What you should do
An exact reproduction of the records is required, with all images left out.

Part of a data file
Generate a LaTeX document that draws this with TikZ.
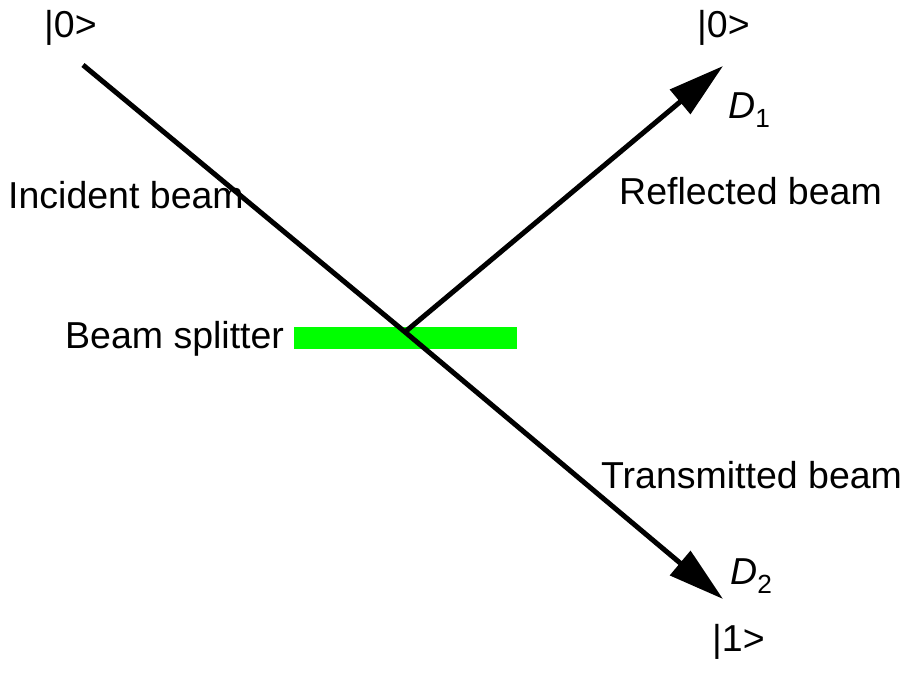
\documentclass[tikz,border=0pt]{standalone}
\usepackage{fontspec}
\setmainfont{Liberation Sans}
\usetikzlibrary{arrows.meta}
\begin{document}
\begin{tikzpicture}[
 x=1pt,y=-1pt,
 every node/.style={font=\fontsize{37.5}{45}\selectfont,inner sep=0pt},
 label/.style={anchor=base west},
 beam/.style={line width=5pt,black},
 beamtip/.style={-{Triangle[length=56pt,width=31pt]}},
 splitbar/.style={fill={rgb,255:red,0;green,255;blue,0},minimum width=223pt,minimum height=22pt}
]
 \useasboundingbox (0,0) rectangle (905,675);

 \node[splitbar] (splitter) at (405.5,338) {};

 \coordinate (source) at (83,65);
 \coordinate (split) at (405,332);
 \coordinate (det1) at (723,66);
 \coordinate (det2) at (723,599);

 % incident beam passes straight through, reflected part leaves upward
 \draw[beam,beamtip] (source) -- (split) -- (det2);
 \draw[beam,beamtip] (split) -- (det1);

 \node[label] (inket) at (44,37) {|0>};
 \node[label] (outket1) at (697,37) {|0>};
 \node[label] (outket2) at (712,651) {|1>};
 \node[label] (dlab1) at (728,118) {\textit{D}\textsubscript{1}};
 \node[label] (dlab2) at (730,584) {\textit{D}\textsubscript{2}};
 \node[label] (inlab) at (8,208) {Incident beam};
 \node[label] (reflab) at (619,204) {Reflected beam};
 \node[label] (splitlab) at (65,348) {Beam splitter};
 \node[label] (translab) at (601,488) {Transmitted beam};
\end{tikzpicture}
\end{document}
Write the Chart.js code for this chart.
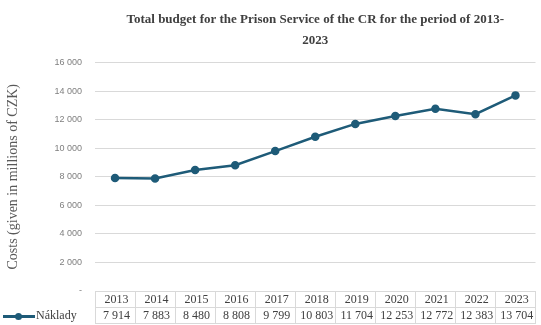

Response to the task
Generate a LaTeX document that draws this with TikZ.
\documentclass[tikz,border=0pt]{standalone}
\usepackage{fontspec}
\setmainfont{Liberation Sans}
\usetikzlibrary{arrows.meta}
\begin{document}
\begin{tikzpicture}[
 x=1pt,y=-1pt,
 every node/.style={font=\fontsize{37.5}{45}\selectfont,inner sep=0pt},
 label/.style={anchor=base west},
 beam/.style={line width=5pt,black},
 beamtip/.style={-{Triangle[length=56pt,width=31pt]}},
 splitbar/.style={fill={rgb,255:red,0;green,255;blue,0},minimum width=223pt,minimum height=22pt}
]
 \useasboundingbox (0,0) rectangle (905,675);

 \node[splitbar] (splitter) at (405.5,338) {};

 \coordinate (source) at (83,65);
 \coordinate (split) at (405,332);
 \coordinate (det1) at (723,66);
 \coordinate (det2) at (723,599);

 % incident beam passes straight through, reflected part leaves upward
 \draw[beam,beamtip] (source) -- (split) -- (det2);
 \draw[beam,beamtip] (split) -- (det1);

 \node[label] (inket) at (44,37) {|0>};
 \node[label] (outket1) at (697,37) {|0>};
 \node[label] (outket2) at (712,651) {|1>};
 \node[label] (dlab1) at (728,118) {\textit{D}\textsubscript{1}};
 \node[label] (dlab2) at (730,584) {\textit{D}\textsubscript{2}};
 \node[label] (inlab) at (8,208) {Incident beam};
 \node[label] (reflab) at (619,204) {Reflected beam};
 \node[label] (splitlab) at (65,348) {Beam splitter};
 \node[label] (translab) at (601,488) {Transmitted beam};
\end{tikzpicture}
\end{document}
Write the Chart.js code for this chart.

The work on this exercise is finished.